◆ Task description:
Return every line below in which "recreates" appears.

◆ Listing:
"""

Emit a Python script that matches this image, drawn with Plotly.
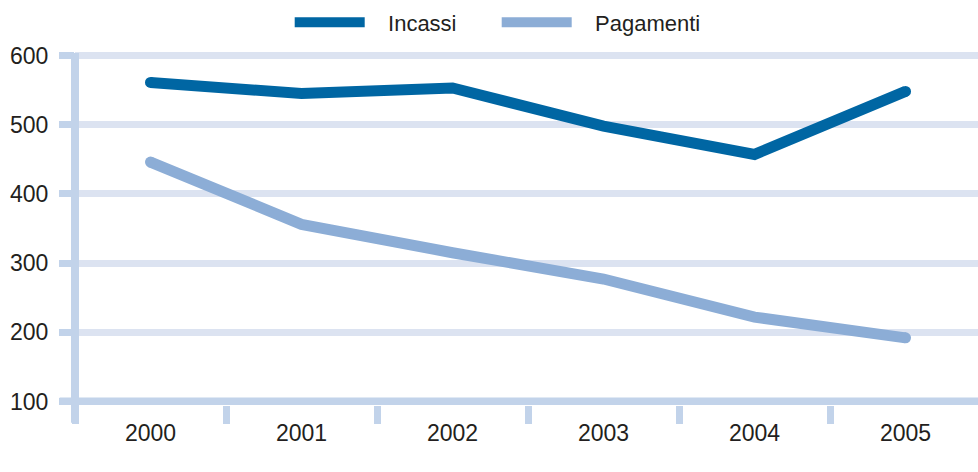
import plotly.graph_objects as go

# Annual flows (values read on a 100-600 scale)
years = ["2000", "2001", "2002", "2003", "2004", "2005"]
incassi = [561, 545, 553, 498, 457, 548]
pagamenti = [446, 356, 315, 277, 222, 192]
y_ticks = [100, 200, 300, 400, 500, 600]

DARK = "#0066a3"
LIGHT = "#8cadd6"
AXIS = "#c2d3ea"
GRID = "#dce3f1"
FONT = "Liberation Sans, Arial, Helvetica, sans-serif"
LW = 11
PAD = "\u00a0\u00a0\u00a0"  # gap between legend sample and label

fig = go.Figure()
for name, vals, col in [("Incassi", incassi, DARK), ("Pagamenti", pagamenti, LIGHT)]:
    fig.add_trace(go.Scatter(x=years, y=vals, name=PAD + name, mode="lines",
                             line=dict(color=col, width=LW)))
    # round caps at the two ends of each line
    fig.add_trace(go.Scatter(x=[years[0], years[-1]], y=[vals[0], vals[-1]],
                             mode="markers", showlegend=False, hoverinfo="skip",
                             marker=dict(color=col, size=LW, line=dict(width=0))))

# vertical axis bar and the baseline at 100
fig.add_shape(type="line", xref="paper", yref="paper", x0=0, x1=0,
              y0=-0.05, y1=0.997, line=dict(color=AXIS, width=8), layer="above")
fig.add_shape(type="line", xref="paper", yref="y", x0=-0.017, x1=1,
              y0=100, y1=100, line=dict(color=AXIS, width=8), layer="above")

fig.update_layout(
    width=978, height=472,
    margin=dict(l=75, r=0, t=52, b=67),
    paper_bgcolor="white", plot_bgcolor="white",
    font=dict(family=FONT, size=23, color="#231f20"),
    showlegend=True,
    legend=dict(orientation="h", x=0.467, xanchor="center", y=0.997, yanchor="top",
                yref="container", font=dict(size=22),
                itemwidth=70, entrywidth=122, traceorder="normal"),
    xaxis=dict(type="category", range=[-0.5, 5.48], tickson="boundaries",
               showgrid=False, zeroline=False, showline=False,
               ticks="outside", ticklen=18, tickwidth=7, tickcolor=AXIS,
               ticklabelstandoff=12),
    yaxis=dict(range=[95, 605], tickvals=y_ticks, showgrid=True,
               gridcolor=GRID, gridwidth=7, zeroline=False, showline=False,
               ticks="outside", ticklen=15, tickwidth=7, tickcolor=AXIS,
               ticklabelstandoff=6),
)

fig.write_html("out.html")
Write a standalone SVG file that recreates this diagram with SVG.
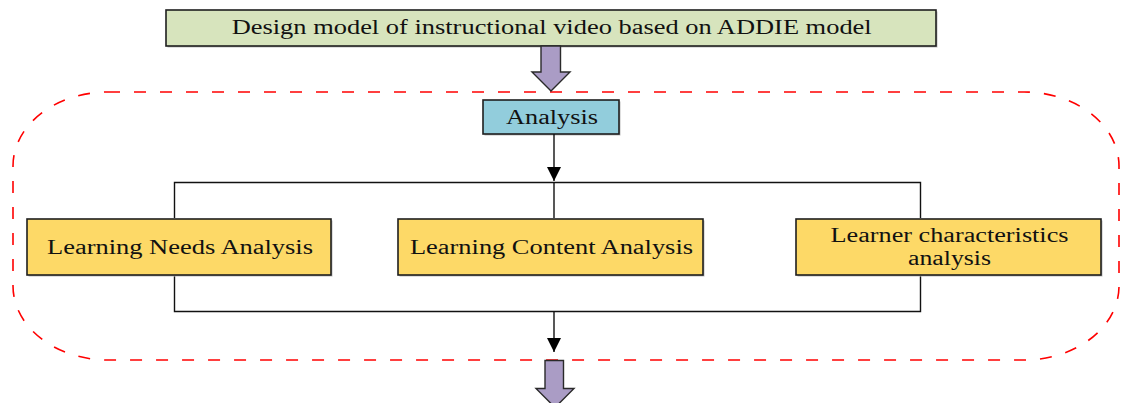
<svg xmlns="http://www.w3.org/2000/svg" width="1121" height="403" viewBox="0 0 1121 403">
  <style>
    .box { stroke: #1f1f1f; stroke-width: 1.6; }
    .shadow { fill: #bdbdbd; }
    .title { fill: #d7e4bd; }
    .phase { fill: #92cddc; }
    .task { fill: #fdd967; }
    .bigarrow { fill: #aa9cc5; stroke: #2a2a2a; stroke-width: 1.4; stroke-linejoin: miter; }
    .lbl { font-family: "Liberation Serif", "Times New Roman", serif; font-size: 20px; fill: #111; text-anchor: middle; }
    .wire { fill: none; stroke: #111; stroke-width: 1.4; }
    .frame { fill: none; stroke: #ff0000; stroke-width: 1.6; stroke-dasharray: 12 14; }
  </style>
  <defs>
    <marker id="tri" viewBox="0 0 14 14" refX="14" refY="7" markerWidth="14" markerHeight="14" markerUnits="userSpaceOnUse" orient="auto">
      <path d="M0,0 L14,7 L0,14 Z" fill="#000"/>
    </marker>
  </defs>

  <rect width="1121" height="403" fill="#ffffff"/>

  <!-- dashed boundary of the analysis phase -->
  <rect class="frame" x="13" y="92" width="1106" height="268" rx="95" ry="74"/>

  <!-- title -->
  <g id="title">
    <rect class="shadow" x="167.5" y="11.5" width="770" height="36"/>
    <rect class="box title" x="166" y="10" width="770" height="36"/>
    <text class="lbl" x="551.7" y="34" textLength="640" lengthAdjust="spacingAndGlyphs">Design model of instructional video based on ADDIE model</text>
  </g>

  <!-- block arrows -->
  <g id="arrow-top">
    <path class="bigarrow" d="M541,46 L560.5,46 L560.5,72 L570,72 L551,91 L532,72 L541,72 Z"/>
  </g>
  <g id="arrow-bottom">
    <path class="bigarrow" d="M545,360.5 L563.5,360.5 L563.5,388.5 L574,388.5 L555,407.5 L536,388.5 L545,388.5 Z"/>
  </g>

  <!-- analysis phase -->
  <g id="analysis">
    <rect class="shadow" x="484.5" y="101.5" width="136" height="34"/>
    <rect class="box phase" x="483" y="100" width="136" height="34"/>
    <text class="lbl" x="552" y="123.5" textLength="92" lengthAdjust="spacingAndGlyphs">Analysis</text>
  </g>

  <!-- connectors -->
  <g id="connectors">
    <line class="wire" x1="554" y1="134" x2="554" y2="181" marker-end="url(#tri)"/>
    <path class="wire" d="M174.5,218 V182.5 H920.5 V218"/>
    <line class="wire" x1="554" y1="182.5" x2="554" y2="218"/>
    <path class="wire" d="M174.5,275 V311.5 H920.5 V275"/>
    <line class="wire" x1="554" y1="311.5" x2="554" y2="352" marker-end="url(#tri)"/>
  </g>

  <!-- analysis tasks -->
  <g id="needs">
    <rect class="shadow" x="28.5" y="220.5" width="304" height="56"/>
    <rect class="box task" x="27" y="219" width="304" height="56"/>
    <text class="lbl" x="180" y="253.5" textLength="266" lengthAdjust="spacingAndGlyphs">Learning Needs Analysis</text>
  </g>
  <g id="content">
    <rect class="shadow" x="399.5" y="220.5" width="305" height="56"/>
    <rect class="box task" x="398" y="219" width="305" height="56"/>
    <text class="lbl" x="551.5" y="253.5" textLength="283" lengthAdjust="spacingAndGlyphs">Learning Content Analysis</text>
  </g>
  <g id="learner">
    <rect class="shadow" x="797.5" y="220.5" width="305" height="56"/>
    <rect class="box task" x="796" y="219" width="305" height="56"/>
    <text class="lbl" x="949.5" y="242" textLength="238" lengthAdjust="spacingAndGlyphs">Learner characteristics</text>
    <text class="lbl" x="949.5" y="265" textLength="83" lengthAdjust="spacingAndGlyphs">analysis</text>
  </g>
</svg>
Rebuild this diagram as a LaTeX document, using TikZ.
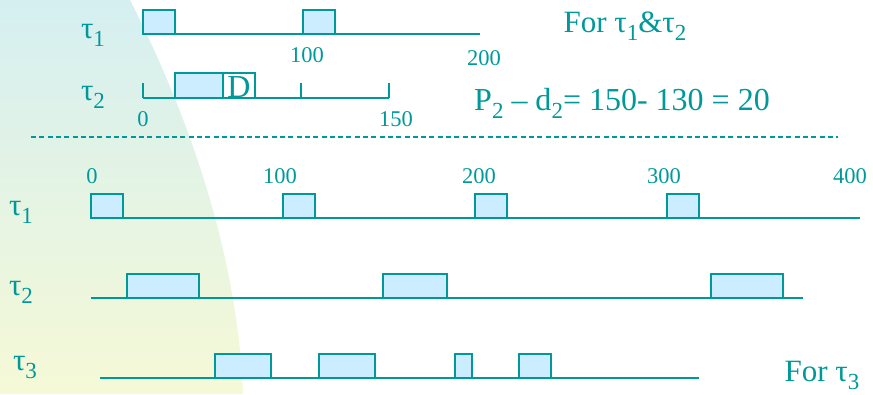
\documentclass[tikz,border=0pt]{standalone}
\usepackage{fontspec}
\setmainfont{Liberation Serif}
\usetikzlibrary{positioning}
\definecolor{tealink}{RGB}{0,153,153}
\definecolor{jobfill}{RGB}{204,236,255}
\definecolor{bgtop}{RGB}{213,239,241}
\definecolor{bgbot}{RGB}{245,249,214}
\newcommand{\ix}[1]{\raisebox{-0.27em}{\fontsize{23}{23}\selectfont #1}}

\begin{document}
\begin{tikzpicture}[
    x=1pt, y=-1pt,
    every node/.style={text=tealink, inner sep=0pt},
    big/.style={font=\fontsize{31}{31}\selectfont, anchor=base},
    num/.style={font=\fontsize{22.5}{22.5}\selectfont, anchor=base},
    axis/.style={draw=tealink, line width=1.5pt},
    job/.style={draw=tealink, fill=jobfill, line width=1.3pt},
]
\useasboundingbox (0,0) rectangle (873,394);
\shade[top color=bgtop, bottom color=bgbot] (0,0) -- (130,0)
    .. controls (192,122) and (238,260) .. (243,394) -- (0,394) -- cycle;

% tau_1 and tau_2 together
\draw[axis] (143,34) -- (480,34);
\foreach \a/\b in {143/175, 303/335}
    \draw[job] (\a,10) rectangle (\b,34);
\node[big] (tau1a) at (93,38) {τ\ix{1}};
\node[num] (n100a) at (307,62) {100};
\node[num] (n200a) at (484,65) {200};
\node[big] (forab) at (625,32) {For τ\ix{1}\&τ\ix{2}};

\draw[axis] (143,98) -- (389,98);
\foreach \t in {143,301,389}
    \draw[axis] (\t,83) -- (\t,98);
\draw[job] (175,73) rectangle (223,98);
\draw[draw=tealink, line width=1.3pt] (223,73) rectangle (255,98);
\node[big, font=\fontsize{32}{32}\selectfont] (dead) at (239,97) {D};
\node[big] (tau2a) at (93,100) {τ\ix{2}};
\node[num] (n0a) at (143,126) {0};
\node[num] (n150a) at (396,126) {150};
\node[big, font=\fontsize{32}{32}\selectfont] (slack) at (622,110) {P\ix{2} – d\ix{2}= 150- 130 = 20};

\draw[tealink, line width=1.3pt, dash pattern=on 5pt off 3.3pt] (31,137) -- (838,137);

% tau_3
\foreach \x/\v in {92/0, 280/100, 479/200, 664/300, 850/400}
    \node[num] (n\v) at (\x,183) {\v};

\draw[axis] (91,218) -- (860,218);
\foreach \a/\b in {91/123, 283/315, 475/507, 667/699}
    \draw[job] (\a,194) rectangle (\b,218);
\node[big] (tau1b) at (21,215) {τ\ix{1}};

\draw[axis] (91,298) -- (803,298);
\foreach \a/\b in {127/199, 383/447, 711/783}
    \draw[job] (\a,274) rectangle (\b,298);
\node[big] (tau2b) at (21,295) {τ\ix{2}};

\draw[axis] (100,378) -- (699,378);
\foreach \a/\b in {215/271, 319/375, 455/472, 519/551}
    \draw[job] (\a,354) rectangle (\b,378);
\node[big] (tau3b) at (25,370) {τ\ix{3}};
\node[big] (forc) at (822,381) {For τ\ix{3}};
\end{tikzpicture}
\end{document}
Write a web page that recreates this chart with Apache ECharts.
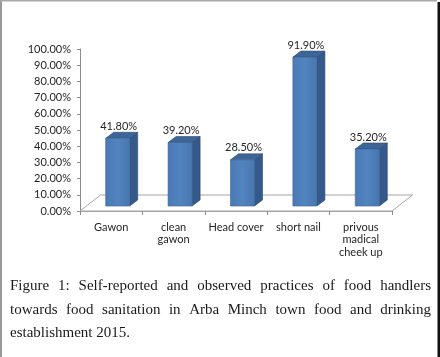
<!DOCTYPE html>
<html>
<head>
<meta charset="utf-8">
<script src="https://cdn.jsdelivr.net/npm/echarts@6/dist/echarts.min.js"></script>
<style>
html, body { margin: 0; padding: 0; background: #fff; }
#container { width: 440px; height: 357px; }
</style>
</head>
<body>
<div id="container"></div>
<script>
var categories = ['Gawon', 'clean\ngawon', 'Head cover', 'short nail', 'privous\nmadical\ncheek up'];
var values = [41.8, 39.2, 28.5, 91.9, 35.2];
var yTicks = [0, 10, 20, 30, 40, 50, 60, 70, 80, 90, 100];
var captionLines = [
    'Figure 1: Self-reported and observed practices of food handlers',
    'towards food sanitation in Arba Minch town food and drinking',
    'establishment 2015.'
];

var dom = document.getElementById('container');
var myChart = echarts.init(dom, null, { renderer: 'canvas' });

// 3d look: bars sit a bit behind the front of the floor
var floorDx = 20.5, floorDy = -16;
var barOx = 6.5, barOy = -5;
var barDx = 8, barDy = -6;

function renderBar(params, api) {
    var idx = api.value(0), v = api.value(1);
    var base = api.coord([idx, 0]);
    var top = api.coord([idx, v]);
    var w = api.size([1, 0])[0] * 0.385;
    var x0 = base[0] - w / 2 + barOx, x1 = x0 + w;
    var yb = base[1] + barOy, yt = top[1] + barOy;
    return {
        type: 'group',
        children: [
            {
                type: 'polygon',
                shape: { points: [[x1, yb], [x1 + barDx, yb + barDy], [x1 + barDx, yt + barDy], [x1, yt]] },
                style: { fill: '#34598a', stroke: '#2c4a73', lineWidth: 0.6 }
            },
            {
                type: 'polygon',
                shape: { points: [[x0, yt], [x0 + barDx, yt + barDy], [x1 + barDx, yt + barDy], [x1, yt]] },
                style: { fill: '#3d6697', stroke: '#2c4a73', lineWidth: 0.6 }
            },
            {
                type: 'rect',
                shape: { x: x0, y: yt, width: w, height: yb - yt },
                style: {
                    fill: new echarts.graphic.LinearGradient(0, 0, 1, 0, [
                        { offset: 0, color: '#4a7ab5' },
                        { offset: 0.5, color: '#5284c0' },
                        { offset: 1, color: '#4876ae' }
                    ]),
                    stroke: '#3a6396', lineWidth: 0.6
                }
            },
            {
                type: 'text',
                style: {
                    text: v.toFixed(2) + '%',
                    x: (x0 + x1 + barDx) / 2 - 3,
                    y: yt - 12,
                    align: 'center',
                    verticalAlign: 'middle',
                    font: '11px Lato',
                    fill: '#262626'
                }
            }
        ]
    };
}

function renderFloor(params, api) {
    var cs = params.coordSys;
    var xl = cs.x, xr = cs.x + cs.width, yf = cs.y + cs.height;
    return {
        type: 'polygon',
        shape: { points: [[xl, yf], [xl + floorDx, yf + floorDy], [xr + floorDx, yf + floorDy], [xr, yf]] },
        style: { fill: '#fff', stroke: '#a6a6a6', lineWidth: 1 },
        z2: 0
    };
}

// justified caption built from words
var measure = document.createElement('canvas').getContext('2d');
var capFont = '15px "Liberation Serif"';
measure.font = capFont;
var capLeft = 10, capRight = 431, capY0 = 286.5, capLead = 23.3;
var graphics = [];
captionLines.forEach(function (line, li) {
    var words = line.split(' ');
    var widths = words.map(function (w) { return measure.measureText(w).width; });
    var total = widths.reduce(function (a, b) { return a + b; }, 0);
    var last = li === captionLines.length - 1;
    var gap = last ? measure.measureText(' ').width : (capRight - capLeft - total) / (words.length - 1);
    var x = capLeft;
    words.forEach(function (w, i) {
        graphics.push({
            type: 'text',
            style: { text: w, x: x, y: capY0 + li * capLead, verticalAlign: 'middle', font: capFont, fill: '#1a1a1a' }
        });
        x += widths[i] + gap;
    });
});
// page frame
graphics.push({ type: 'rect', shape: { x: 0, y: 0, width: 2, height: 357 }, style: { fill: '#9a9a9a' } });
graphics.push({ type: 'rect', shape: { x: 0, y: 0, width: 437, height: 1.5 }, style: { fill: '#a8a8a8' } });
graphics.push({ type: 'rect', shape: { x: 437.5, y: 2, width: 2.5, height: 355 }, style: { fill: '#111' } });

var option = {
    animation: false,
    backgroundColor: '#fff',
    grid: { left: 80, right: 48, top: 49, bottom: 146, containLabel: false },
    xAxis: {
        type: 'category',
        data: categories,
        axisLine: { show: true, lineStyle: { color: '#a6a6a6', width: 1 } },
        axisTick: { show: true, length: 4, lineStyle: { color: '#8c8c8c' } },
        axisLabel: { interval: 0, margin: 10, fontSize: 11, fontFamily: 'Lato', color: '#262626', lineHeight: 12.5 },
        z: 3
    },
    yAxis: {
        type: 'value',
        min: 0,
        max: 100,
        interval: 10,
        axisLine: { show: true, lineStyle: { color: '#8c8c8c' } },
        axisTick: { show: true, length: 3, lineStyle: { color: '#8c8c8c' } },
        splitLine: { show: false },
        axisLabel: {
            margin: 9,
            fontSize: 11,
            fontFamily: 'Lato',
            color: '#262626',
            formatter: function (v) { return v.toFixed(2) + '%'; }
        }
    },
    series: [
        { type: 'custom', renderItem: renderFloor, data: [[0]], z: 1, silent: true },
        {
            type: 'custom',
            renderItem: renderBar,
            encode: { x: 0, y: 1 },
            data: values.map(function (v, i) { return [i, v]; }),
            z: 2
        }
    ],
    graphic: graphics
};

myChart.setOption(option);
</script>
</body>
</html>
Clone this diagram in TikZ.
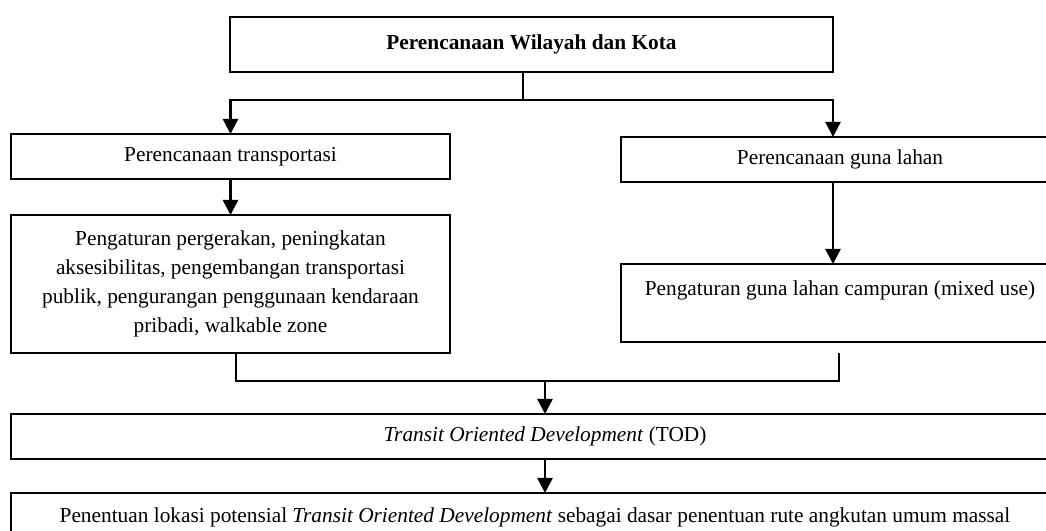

"""

◆ Answer to this problem:
Write a standalone SVG file that recreates this diagram with SVG.
Write a web page that recreates this chart with Apache ECharts.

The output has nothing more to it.